Berkaitan dengan hal tersebut, GPN memberikan angin segar bagi sektor jasa keuangan Indonesia. Ada tiga sasaran utama implementasi GPN menurut siaran pers Bank Indonesia[2]. Secara singkat, tiga sasaran tersebut meliputi: (1) sistem pembayaran yang saling terkoneksi dan pemrosesan transaksi secara domestik; (2) perlindungan konsumen; dan (3) ketersediaan dan integritas data transaksi sistem pembayaran nasional.
Sektor Jasa Keuangan sebagai Penyokong Sektor Lainnya
Sebelum ada GPN, penyelesaian transaksi keuangan dilakukan di luar negeri dan kemudian kembali ke Indonesia. Tentu proses ini tidak efisien dari segi biaya. Dengan pemrosesan keseluruhan di dalam negeri, biaya transaksi keuangan dapat direduksi. Manfaat lainnya dari GPN, dengan sistem pembayaran yang interkoneksi, kita tidak lagi perlu memiliki berbagai kartu untuk pembayaran karena EDC dapat digunakan untuk kartu apapun. Berbagai manfaat ini akan berdampak positif pada sektor lainnya, misalnya saja sektor ritel yang banyak memanfaatkan fasilitas transaksi keuangan.

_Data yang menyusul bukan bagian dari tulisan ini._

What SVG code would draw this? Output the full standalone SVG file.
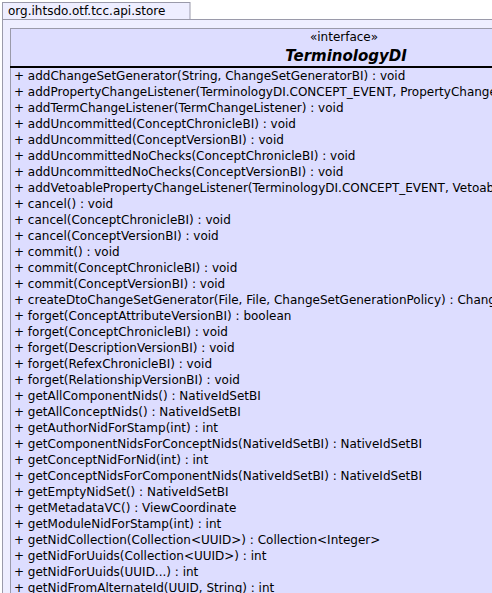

Berdasarkan survei cepat yang saya lakukan dengan total 96 responden (rentang usia 20 – 40 tahun), 64% lebih memilih menggunakan kartu debit atau kredit, sedangkan sisanya, 36%, lebih memilih membayar tunai untuk transaksi ritel. Meskipun sangat kasar, setidaknya hasil ini menunjukkan bahwa animo masyarakat (khususnya usia muda) dalam memanfaatkan jasa keuangan perbankan terbilang cukup tinggi. Bahkan survei di atas belum mencakup preferensi masyarakat untuk transaksi online seperti melalui internet banking, SMS banking, dan berbagai aplikasi. Dengan transaksi yang lebih mudah, murah, dan aman setelah adanya GPN, penggunaan jasa keuangan masih berpeluang untuk terus menanjak.
Keterkaitan Antarsektor
Mengapa sektor jasa keuangan penting bagi perekonomian?

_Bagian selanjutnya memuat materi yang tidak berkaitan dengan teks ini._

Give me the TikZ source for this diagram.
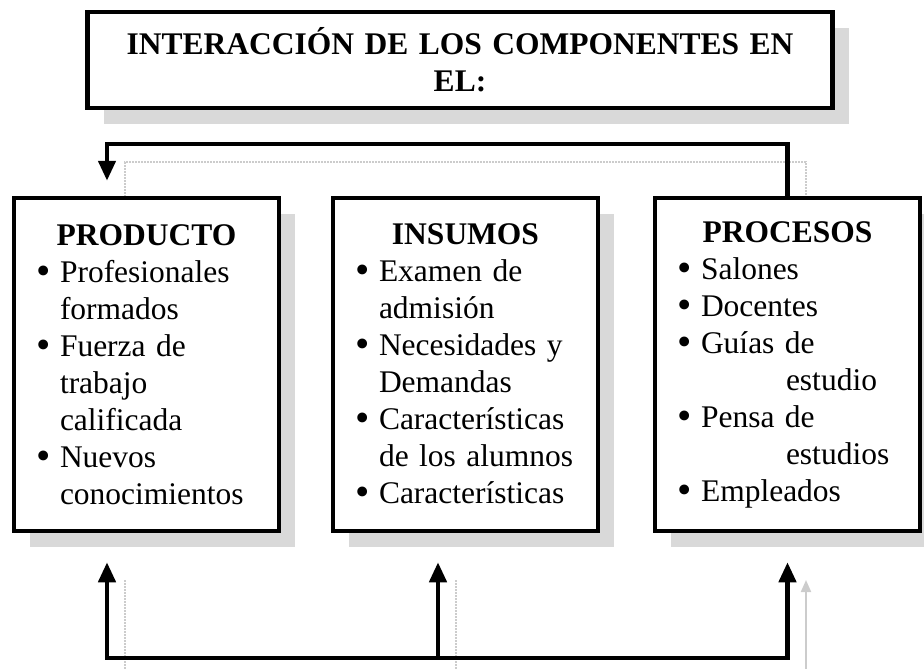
\documentclass[tikz,border=0pt]{standalone}
\usepackage{fontspec}
\usepackage{graphicx}
\setmainfont{Liberation Serif}
\usetikzlibrary{arrows.meta,shadows}
\newcommand{\bul}{\makebox[24pt][l]{\raisebox{-2.5pt}{\scalebox{1.3}{\textbullet}}}}
\newcommand{\cnt}{\hspace*{24pt}}
\newcommand{\head}[1]{\makebox[\linewidth][c]{\textbf{#1}}}
\begin{document}
\begin{tikzpicture}[x=1pt, y=-1pt, every node/.style={font=\fontsize{31.5}{37}\selectfont},
  titlebox/.style={draw,line width=4.5pt,fill=white,minimum width=745pt,minimum height=96pt,text width=720pt,align=center,font=\fontsize{31.5}{37}\selectfont\bfseries,
    drop shadow={shadow xshift=16pt,shadow yshift=-16pt,fill=gray!30,opacity=1}},
  card/.style={draw,line width=4.5pt,fill=white,minimum width=265pt,minimum height=333pt,text width=221pt,inner xsep=22pt,inner ysep=0pt,align=left,
    drop shadow={shadow xshift=16pt,shadow yshift=-16pt,fill=gray!30,opacity=1}},
  link/.style={line width=4.5pt,line cap=rect},
  feed/.style={line width=4.5pt,-{Triangle[width=17pt,length=20pt]}},
  ghost/.style={gray!40,line width=2pt,densely dotted}]
\useasboundingbox (0,0) rectangle (924,669);
\coordinate (topY) at (0,144);
\coordinate (botY) at (0,658);
% faint shadows of the connectors
\draw[ghost] (806,216) -- (806,162) -- (125,162) -- (125,210);
\draw[ghost] (125,669) -- (125,580);
\draw[ghost] (456,669) -- (456,580);
\draw[ghost,solid,-{Triangle[width=10pt,length=12pt]}] (806,669) -- (806,580);
\node[titlebox] (title) at (460,60) {INTERACCIÓN DE LOS COMPONENTES EN\\EL:};
\node[card] (prod) at (146.5,364.5) {\head{PRODUCTO}\\
\bul Profesionales\\
\cnt formados\\
\bul Fuerza de\\
\cnt trabajo\\
\cnt calificada\\
\bul Nuevos\\
\cnt conocimientos};
\node[card] (insu) at (465.5,364.5) {\head{INSUMOS}\\
\bul Examen de\\
\cnt admisión\\
\bul Necesidades y\\
\cnt Demandas\\
\bul Características\\
\cnt de los alumnos\\
\bul Características};
\node[card] (proc) at (787.5,364.5) {\head{PROCESOS}\\
\bul Salones\\
\bul Docentes\\
\bul Guías de\\
\cnt\hspace*{85pt}estudio\\
\bul Pensa de\\
\cnt\hspace*{85pt}estudios\\
\bul Empleados};
% feedback from procesos to producto
\draw[feed] (proc.north) -- (proc.north |- topY) -| ([xshift=-39.5pt,yshift=15pt]prod.north);
% common line underneath
\foreach \n/\dx in {prod/-39.5,insu/-27.5,proc/0}{
  \coordinate (\n-in) at ([xshift=\dx pt,yshift=-29pt]\n.south);
  \draw[feed] (\n-in |- botY) -- (\n-in);
}
\draw[link] (prod-in |- botY) -- (proc-in |- botY);
\end{tikzpicture}
\end{document}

Dalam ekonomi, dikenal istilah linkage atau keterkaitan antar sektor. Banyak hasil studi yang menunjukkan keterkaitan yang positif antara sektor jasa keuangan dengan sektor lainnya. Studi Freytag dan Fricke (2017)[3] misalnya, menunjukkan bahwa terdapat keterkaitan antarsektor yang tinggi pada sektor jasa keuangan di Nigeria. Keterkaitan ini mencakup keterkaitan ke depan (forward linkages) dan keterkaitan ke belakang (backward linkages), yang berarti bahwa sektor jasa keuangan menjadi luaran sektor lainnya (misalnya sektor teknologi informasi dan telekomunikasi) sekaligus menjadi input sektor lainnya (misalnya sektor ritel, transportasi, dsb). Studi ini bisa menjadi representasi atau pembanding bagi kondisi di negara-negara berkembang, mengingat kebanyakan referensi menjadikan negara maju sebagai objek studi terkait sektor jasa.

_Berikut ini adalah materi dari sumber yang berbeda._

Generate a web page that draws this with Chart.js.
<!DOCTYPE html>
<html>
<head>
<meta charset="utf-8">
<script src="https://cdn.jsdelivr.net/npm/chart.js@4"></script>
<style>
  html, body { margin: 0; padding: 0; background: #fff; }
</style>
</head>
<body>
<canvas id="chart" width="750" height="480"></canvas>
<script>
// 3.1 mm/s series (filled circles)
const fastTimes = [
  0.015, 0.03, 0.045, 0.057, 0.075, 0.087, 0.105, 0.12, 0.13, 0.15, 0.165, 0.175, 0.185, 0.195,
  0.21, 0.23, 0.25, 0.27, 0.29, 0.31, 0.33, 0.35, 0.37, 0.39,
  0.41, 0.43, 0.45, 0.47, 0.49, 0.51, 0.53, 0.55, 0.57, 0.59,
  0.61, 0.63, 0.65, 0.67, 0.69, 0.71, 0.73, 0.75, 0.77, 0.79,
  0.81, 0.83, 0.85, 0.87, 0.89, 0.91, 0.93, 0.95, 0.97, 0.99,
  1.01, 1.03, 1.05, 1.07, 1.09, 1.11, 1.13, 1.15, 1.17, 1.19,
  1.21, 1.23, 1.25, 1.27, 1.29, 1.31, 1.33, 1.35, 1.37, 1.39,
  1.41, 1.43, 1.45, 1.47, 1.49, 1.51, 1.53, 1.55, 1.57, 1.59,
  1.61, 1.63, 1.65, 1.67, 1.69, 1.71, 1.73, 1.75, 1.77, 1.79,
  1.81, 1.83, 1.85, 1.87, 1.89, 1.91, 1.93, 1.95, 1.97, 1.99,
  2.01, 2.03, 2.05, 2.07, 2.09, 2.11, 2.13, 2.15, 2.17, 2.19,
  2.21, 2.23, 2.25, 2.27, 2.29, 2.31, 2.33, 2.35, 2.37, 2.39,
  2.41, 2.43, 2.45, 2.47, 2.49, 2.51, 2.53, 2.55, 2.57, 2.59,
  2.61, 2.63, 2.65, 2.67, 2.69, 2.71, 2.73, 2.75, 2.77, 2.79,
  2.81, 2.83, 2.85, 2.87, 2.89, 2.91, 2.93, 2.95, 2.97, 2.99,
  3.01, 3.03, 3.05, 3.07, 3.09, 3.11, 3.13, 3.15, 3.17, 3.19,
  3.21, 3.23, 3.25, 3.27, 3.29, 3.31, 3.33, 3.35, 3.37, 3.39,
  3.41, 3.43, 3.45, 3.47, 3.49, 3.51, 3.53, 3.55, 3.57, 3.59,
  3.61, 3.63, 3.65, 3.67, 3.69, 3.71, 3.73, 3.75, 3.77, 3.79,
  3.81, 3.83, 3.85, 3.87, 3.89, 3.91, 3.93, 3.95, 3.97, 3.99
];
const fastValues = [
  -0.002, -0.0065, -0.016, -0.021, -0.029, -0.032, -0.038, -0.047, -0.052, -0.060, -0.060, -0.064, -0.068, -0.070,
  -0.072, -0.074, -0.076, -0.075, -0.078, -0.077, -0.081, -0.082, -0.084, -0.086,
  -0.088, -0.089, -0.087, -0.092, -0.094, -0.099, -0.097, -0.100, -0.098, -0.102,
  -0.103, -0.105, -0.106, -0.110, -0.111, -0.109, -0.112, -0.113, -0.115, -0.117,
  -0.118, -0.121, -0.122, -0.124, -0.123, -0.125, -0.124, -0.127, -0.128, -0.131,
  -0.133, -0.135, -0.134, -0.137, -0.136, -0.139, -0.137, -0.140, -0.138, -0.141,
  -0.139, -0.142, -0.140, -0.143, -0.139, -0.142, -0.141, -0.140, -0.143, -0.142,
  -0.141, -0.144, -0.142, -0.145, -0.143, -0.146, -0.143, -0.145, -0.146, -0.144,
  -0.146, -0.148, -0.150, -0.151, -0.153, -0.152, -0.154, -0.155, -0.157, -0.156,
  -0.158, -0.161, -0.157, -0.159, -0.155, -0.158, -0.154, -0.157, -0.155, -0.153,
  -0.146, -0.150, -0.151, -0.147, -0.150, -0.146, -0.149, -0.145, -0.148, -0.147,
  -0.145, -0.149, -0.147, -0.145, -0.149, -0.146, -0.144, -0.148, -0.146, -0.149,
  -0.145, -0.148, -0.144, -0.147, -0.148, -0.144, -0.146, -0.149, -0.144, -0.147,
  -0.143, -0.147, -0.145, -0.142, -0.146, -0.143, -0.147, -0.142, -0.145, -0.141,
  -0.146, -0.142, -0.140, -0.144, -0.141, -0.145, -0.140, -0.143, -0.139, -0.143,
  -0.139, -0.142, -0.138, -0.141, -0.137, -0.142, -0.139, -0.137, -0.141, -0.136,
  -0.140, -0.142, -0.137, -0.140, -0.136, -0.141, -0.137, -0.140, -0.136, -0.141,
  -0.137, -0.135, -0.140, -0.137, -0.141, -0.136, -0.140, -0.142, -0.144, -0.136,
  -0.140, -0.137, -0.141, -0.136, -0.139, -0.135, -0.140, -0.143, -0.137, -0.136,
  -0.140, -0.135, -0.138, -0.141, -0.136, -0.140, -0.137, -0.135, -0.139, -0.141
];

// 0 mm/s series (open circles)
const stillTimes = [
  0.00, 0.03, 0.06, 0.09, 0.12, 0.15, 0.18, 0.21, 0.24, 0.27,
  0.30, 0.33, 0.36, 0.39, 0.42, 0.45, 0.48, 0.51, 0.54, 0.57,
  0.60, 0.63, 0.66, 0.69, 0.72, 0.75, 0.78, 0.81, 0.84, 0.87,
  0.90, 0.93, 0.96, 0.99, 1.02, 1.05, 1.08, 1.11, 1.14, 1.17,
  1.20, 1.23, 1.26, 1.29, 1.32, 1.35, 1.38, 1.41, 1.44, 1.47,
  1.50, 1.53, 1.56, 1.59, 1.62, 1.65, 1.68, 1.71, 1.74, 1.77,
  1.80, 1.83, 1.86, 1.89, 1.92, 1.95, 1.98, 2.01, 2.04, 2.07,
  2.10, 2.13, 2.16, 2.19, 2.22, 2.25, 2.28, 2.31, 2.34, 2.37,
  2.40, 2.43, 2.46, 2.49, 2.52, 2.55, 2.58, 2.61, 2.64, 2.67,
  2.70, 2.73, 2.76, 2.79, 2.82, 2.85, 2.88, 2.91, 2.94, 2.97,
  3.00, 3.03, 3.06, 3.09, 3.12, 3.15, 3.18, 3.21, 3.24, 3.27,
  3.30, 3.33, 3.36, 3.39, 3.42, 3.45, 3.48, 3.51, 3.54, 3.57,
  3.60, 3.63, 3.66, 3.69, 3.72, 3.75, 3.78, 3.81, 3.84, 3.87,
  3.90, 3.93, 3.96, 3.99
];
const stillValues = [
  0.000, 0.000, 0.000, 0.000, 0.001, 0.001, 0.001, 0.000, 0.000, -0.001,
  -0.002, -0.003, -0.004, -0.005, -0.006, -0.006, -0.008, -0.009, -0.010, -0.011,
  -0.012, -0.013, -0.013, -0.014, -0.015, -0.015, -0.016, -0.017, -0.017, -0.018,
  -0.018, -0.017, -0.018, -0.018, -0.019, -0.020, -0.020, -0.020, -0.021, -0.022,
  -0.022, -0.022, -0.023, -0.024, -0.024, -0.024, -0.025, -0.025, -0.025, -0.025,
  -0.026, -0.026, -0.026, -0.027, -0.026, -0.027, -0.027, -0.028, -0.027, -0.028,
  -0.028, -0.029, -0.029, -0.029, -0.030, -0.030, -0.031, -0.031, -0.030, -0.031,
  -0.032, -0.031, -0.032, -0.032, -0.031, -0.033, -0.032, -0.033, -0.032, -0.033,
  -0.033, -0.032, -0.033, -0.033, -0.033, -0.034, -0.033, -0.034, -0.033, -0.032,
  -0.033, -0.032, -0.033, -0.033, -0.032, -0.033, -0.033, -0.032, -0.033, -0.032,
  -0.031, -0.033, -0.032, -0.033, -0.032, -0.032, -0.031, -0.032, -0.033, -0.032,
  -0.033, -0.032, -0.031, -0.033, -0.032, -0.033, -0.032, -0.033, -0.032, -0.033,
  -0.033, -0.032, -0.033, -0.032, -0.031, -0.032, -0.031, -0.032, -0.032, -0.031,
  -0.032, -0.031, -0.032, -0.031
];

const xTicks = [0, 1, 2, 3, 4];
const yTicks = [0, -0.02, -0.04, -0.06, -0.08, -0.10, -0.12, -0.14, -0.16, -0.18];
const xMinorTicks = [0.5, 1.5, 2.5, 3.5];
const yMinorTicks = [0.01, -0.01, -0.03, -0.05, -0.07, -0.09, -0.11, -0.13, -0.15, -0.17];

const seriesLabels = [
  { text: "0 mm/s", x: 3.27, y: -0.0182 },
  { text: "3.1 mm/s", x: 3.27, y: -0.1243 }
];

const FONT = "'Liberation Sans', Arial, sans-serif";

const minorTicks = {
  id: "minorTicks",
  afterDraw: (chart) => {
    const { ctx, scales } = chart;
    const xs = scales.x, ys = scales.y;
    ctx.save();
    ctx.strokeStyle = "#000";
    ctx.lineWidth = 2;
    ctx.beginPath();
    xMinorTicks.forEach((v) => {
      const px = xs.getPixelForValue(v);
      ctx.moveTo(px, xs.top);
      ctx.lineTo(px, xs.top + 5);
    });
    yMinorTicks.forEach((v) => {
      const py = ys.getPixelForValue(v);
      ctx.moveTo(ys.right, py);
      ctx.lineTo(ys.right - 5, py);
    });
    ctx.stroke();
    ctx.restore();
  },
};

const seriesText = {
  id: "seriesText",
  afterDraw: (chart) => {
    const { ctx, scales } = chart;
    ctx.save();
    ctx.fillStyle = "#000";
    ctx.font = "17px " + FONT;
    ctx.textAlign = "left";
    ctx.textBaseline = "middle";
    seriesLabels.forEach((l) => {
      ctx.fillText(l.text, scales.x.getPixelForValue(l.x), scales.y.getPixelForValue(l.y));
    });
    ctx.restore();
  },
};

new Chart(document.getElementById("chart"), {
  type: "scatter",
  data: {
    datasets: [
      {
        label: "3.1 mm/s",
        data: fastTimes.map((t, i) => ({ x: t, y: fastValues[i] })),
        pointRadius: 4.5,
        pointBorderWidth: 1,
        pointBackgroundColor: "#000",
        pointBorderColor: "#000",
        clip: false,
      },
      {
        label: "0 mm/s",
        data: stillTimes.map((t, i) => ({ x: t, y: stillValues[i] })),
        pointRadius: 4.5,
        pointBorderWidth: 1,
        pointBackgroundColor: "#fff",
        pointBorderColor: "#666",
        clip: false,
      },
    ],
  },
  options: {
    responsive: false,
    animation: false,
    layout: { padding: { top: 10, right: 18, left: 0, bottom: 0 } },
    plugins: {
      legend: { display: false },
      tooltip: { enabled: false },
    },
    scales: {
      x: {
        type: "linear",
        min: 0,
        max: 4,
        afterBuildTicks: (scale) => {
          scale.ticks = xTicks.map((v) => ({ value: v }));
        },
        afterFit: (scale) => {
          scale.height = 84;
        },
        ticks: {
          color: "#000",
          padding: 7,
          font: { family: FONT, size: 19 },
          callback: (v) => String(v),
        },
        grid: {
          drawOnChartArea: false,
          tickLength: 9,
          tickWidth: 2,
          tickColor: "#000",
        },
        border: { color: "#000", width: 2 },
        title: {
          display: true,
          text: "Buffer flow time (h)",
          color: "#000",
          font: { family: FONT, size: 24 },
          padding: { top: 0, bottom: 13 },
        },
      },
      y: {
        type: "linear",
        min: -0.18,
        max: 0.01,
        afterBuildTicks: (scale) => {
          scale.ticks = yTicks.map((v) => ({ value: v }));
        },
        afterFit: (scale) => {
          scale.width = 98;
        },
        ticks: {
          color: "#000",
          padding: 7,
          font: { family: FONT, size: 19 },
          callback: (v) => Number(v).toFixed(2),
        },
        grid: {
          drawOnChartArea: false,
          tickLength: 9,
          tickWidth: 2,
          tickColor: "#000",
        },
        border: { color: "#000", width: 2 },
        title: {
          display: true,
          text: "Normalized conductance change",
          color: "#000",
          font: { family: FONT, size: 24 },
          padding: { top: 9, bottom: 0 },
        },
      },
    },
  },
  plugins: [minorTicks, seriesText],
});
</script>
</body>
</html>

Di banyak negara maju, sektor jasa merupakan penggerak utama perekonomian. Di Indonesia sendiri, peran sektor jasa semakin meningkat dalam beberapa dekade belakangan. Berdasarkan data BPS yang dirangkum Indonesia Services Dialogue[4], kontribusi sektor jasa terhadap Pendapatan Domestik Bruto Indonesia meningkat dari 38% pada tahun 1970 menjadi 51% pada 2014. Dengan adanya GPN, sektor jasa di Indonesia, khususnya jasa keuangan, dapat semakin berkontribusi bagi perekonomian sekaligus mempermudah berbagai aktivitas ekonomi masyarakat. Kenyamanan dan kemudahan bertransaksi yang pernah saya rasakan di dua negara yang lebih maju, harapannya dapat juga dirasakan di Indonesia.
Referensi:
[1] http://ekonomi.kompas.com/read/2017/02/22/200000426/kontribusi.sektor.jasa.keuangan.pada.perekonomian.terus.meningkat
[2] http://www.bi.go.id/id/ruang-media/siaran-pers/Pages/sp_199071.aspx
[3] Freytag, and Fricke. (2017). Sectoral linkages of financial services as channels of economic development – An input-output analysis of Nigerian and Kenyan economies. Review of Development Finance 7 (2017), 36 -44.